L’inquinamento marino è uno dei tanti problemi della nostra epoca. I dati parlano chiaro: la situazione non è da prendere sottogamba. Per invertire la rotta arriva un progetto nel segno della sostenibilità dei mari.
Fenomeno a scala globale, l’inquinamento marino è sempre più imperante. Scatta l’allarme per la situazione dei mari, messi in pericolo dall’azione insostenibile dell’uomo. In tutto il mondo ogni anno sono tantissime le sostanze inquinanti che inficiano il mare.
Tra plastica, rifiuti, sostanze chimiche, petrolio, liquami fognari, sono davvero molteplici le minacce. Secondo i dati l’80% dell’inquinamento marino arriverebbe dalla terra ferma. Inoltre pesca, acquacoltura e attività marittime non fanno altro che aggravare la situazione che è davvero preoccupante.
Per fare il punto sulla situazione attuale dell’inquinamento marino lo scorso 9 marzo si è tenuto un incontro ad Amendolara, presso la Stazione Zoologica Anton Dohrn in cui sono stati condivisi i risultati di una ricerca per attestare quanto i mari siano inquinati. Si è parlato anche di un progetto volto a ridurre l’inquinamento marino.

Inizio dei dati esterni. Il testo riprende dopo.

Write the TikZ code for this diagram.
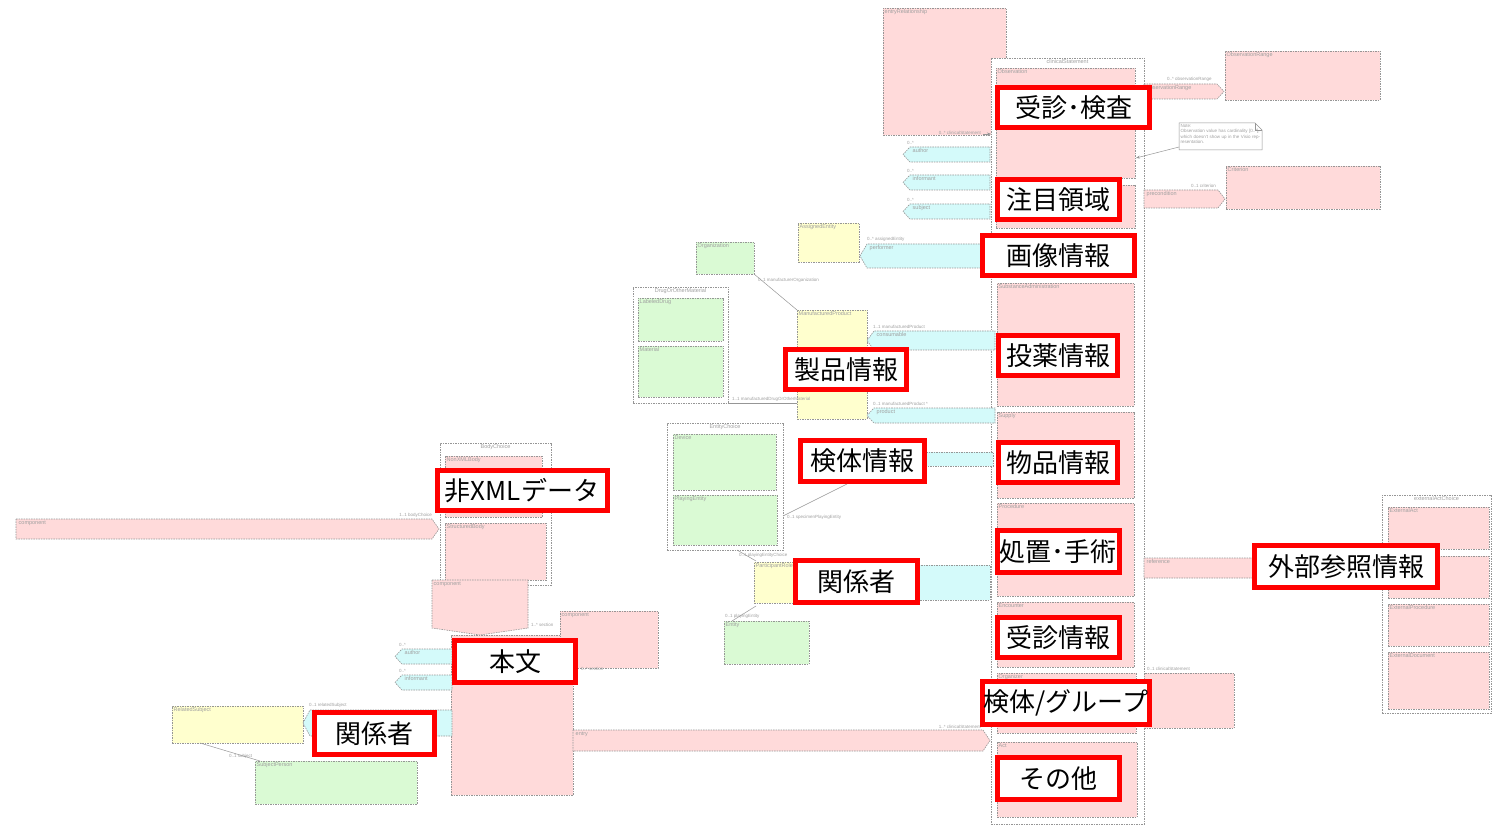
\documentclass[tikz,border=0pt]{standalone}
\usepackage{fontspec}
\newfontfamily\jp{Noto Sans CJK JP}
\newfontfamily\smf{Liberation Sans}
\usetikzlibrary{arrows.meta}
\definecolor{pinkF}{RGB}{255,218,218}
\definecolor{cyanF}{RGB}{212,250,250}
\definecolor{yelF}{RGB}{255,255,206}
\definecolor{grnF}{RGB}{218,250,212}
\definecolor{bordC}{RGB}{150,150,150}
\definecolor{txtC}{RGB}{160,160,160}
\tikzset{
 base/.style={draw=bordC, line width=0.6pt, dash pattern=on 1.5pt off 1pt, inner sep=0pt, outer sep=0pt, anchor=north west},
 pinkb/.style={base, fill=pinkF},
 cyanb/.style={base, fill=cyanF},
 yelb/.style={base, fill=yelF},
 grnb/.style={base, fill=grnF},
 contb/.style={base, fill=white},
 hdr/.style={font=\smf\fontsize{5.5}{6}\selectfont, text=txtC, inner sep=1.5pt, anchor=north west},
 mult/.style={font=\smf\fontsize{4.5}{5}\selectfont, text=txtC, inner sep=1pt},
 lbl/.style={draw=red, line width=5pt, fill=white, font=\jp\fontsize{26}{26}\selectfont, inner sep=0pt, text=black},
 conn/.style={draw=bordC, line width=0.5pt},
}
\newcommand\bx[7]{\node[#1, minimum width={(#5-#3)*1pt}, minimum height={(#6-#4)*1pt}] (#2) at (#3,#4) {};
 \node[hdr] at (#2.north west) {#7};}
\newcommand\nbx[6]{\node[#1, minimum width={(#5-#3)*1pt}, minimum height={(#6-#4)*1pt}] (#2) at (#3,#4) {};}
\newcommand\cbx[7]{\node[#1, minimum width={(#5-#3)*1pt}, minimum height={(#6-#4)*1pt}] (#2) at (#3,#4) {};
 \node[hdr, anchor=north] at (#2.north) {#7};}
\newcommand\lsig[7]{\path[#1] (#3,{(#4+#6)/2}) -- (#3+7,#4) -- (#5,#4) -- (#5,#6) -- (#3+7,#6) -- cycle;
 \coordinate (#2) at (#3,{(#4+#6)/2});
 \node[hdr] at (#3+8,#4) {#7};}
\newcommand\rsig[7]{\path[#1] (#3,#4) -- (#5-7,#4) -- (#5,{(#4+#6)/2}) -- (#5-7,#6) -- (#3,#6) -- cycle;
 \coordinate (#2) at (#5,{(#4+#6)/2});
 \node[hdr] at (#3+1,#4) {#7};}
\begin{document}
\begin{tikzpicture}[x=1pt,y=-1pt]
\useasboundingbox[fill=white] (0,0) rectangle (1492,826);
% ---- top entryRelationship
\bx{pinkb}{er}{883}{8}{1006}{135}{entryRelationship}
% ---- clinicalStatement container
\cbx{contb}{cs}{991}{58}{1144}{824}{clinicalStatement}
\bx{pinkb}{obs}{996}{68}{1135}{178}{Observation}
\nbx{pinkb}{roi}{996}{185}{1135}{228}
\bx{pinkb}{sa}{997}{283}{1134}{406}{SubstanceAdministration}
\bx{pinkb}{sup}{997}{412}{1134}{498}{Supply}
\bx{pinkb}{proc}{997}{503}{1134}{596}{Procedure}
\bx{pinkb}{enc}{997}{602}{1134}{667}{Encounter}
\bx{pinkb}{org}{997}{673}{1136}{733}{Organizer}
\bx{pinkb}{act}{997}{742}{1137}{817}{Act}
\draw[conn,-{Stealth[length=4pt]}] (983,134) -- (cs.west |- 0,134);
\node[mult, anchor=south east] at (982,136) {0..* clinicalStatement};
% ---- right side of clinicalStatement
\bx{pinkb}{orng}{1225}{51}{1380}{100}{ObservationRange}
\rsig{pinkb}{orA}{1144}{84}{1224}{99}{observationRange}
\node[mult, anchor=south west] at (1166,83) {0..* observationRange};
\bx{pinkb}{crit}{1226}{166}{1380}{209}{Criterion}
\rsig{pinkb}{prA}{1144}{190}{1225}{208}{precondition}
\node[mult, anchor=south west] at (1190,189) {0..1 criterion};
\path[draw=bordC, fill=white, line width=0.5pt] (1179,123) -- (1255,123) -- (1262,130) -- (1262,150) -- (1179,150) -- cycle;
\draw[draw=bordC, line width=0.5pt] (1255,123) -- (1255,130) -- (1262,130);
\node[font=\smf\fontsize{4.5}{5.2}\selectfont, text=txtC, anchor=north west, text width=80pt, inner sep=1.5pt, align=left] (note) at (1179,123) {Note:\\Observation value has cardinality [0..*], which doesn't show up in the Visio representation.};
\coordinate (noteL) at (1179,147);
\coordinate (obsP) at (1136,158);
\draw[conn,-{Stealth[length=4pt]}] (noteL) -- (obsP);
% reference / externalActChoice
\rsig{pinkb}{refA}{1144}{558}{1262}{578}{reference}
\cbx{contb}{eac}{1382}{495}{1491}{713}{externalActChoice}
\bx{pinkb}{ea1}{1388}{507}{1489}{549}{ExternalAct}
\nbx{pinkb}{ea2}{1388}{556}{1489}{598}
\bx{pinkb}{ea3}{1388}{604}{1489}{646}{ExternalProcedure}
\bx{pinkb}{ea4}{1388}{652}{1489}{709}{ExternalDocument}
\nbx{pinkb}{compR}{1144}{673}{1234}{728}
\node[mult, anchor=south west] at (1146,672) {0..1 clinicalStatement};
% ---- left of clinicalStatement : participations
\lsig{cyanb}{auA}{903}{147}{990}{162}{author}
\node[mult, anchor=south west] at (906,146) {0..*};
\lsig{cyanb}{inA}{903}{175}{990}{190}{informant}
\node[mult, anchor=south west] at (906,174) {0..*};
\lsig{cyanb}{suA}{903}{204}{990}{219}{subject}
\node[mult, anchor=south west] at (906,203) {0..*};
\bx{yelb}{ae}{798}{223}{859}{262}{AssignedEntity}
\lsig{cyanb}{peA}{860}{244}{990}{268}{performer}
\node[mult, anchor=south west] at (866,243) {0..* assignedEntity};
\bx{grnb}{orgn}{696}{242}{754}{274}{Organization}
\cbx{contb}{dom}{633}{287}{728}{403}{DrugOrOtherMaterial}
\bx{grnb}{ld}{638}{298}{723}{341}{LabeledDrug}
\bx{grnb}{mat}{638}{346}{723}{397}{Material}
\bx{yelb}{mp}{797}{310}{867}{419}{ManufacturedProduct}
\lsig{cyanb}{coA}{867}{331}{995}{350}{consumable}
\node[mult, anchor=south west] at (872,330) {1..1 manufacturedProduct};
\lsig{cyanb}{prdA}{867}{408}{995}{423}{product}
\node[mult, anchor=south west] at (872,407) {0..1 manufacturedProduct *};
\draw[conn] (orgn.south east) -- (mp.north west);
\node[mult, anchor=west] at (757,280) {0..1 manufacturerOrganization};
\draw[conn] (dom.south east) -- (mp.west |- dom.south east);
\node[mult, anchor=south west] at (731,403) {1..1 manufacturedDrugOrOtherMaterial};
% specimen / entity choice
\nbx{cyanb}{spA}{900}{452}{993}{466}
\cbx{contb}{ec}{667}{423}{783}{550}{EntityChoice}
\bx{grnb}{dev}{673}{434}{776}{490}{Device}
\bx{grnb}{pe}{673}{495}{777}{545}{PlayingEntity}
\bx{yelb}{pr}{754}{562}{812}{603}{ParticipantRole}
\nbx{cyanb}{paA}{880}{565}{990}{600}
\bx{grnb}{ent}{724}{621}{809}{664}{Entity}
\node[mult, anchor=west] at (786,517) {0..1 specimenPlayingEntity};
\node[mult, anchor=north west] at (738,552) {0..1 playingEntityChoice};
\node[mult, anchor=south west] at (724,620) {0..1 playingEntity};
% ---- body
\cbx{contb}{bc}{440}{443}{551}{585}{BodyChoice}
\bx{pinkb}{nxb}{445}{456}{542}{517}{NonXMLBody}
\bx{pinkb}{stb}{445}{523}{546}{580}{StructuredBody}
\rsig{pinkb}{cmpA}{16}{519}{439}{539}{component}
\node[mult, anchor=south east] at (433,519) {1..1 bodyChoice};
\path[pinkb] (432,580) -- (528,580) -- (528,628) -- (480,635) -- (432,628) -- cycle;
\node[hdr] at (432,580) {component};
\nbx{pinkb}{sec}{451}{635}{573}{795}
\bx{pinkb}{compS}{560}{611}{658}{668}{component}
\node[mult, anchor=south west] at (530,628) {1..* section};
\node[mult, anchor=north west] at (580,666) {0..* section};
\lsig{cyanb}{au2}{395}{649}{452}{664}{author}
\node[mult, anchor=south west] at (398,648) {0..*};
\lsig{cyanb}{in2}{395}{675}{452}{690}{informant}
\node[mult, anchor=south west] at (398,674) {0..*};
\bx{yelb}{rs}{172}{706}{303}{743}{RelatedSubject}
\lsig{cyanb}{rsA}{303}{710}{452}{736}{relatedSubject}
\node[mult, anchor=south west] at (308,709) {0..1 relatedSubject};
\bx{grnb}{sp}{255}{761}{417}{804}{SubjectPerson}
\node[mult, anchor=south west] at (228,760) {0..1 subject};
\rsig{pinkb}{enA}{573}{730}{990}{751}{entry}
\node[mult, anchor=south east] at (982,730) {1..* clinicalStatement};
% ---- connectors among boxes
\coordinate (ecR) at (783,516);
\coordinate (ecB) at (737,550);
\coordinate (prT) at (756,561);
\coordinate (prB) at (756,606);
\coordinate (entT) at (732,621);
\coordinate (rsB) at (200,743);
\coordinate (spT) at (260,761);
\draw[conn] (ecB) -- (prT);
\draw[conn] (prB) -- (entT);
\draw[conn] (rsB) -- (spT);
% ---- red labels
\node[lbl, minimum width=152pt, minimum height=40pt] (l1) at (1073.5,107.5) {受診･検査};
\node[lbl, minimum width=122pt, minimum height=40pt] (l2) at (1058,199.5) {注目領域};
\node[lbl, minimum width=152pt, minimum height=40pt] (l3) at (1058,256) {画像情報};
\node[lbl, minimum width=119pt, minimum height=40pt] (l4) at (1058,355.5) {投薬情報};
\node[lbl, minimum width=121pt, minimum height=40pt] (l5) at (846,370) {製品情報};
\node[lbl, minimum width=124pt, minimum height=41pt] (l6) at (862,461) {検体情報};
\node[lbl, minimum width=119pt, minimum height=40pt] (l7) at (1058,462.5) {物品情報};
\node[lbl, minimum width=170pt, minimum height=40pt] (l8) at (522,490.5) {非XMLデータ};
\node[lbl, minimum width=122pt, minimum height=42pt] (l9) at (1058,551.5) {処置･手術};
\node[lbl, minimum width=183pt, minimum height=42pt] (l10) at (1346,566.5) {外部参照情報};
\node[lbl, minimum width=122pt, minimum height=42pt] (l11) at (856.5,581.5) {関係者};
\node[lbl, minimum width=122pt, minimum height=40pt] (l12) at (1058,637.5) {受診情報};
\node[lbl, minimum width=121pt, minimum height=42pt] (l13) at (515,661.5) {本文};
\node[lbl, minimum width=167pt, minimum height=43pt] (l14) at (1066,703) {検体/グループ};
\node[lbl, minimum width=120pt, minimum height=42pt] (l15) at (374.5,733.5) {関係者};
\node[lbl, minimum width=122pt, minimum height=42pt] (l16) at (1058,778.5) {その他};
\draw[conn] (ecR) -- (l6.south west -| 847,0);
\end{tikzpicture}
\end{document}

Stando ai dati presentati la pesca e l’acquacoltura produrrebbero rispettivamente circa il 39% e al 14% dell’inquinamento marino globale. Per ridurre l’inquinamento marino sono tante le iniziative messe in atto. Tra queste un progetto che si basa sull’uso di materiali compostabili e biodegradabili da sostituire con quelli in plastica.
Il progetto in questione è in fase sperimentale ed è stato realizzato nel Golfo di Taranto. Per contenere l’inquinamento dei mari nell’ambito dell’acquacolture si sono utilizzati materiali in Mater-Bi, ovvero plastica biodegradabile. Ad analizzare questa risorsa è stata proprio la Stazione Anton Dohrn insieme all’Università di Scienze Gastronomiche.
Dallo studio realizzato nel piccolo mare di Taranto è emerso come i picchi dello spettro delle plastiche non abbiano presentato picchi ricorrendo al Mater-Bi. Inoltre è stato riscontrato come utilizzando questo materiale i mitili allevati siano cresciuti più velocemente, dando così un vantaggio anche in termini economici e non solo di un contenimento dell’impatto sui mari. I risultati ottimali del progetto hanno spinto a ipotizzare l’uso di questa risorsa a livello nazionale.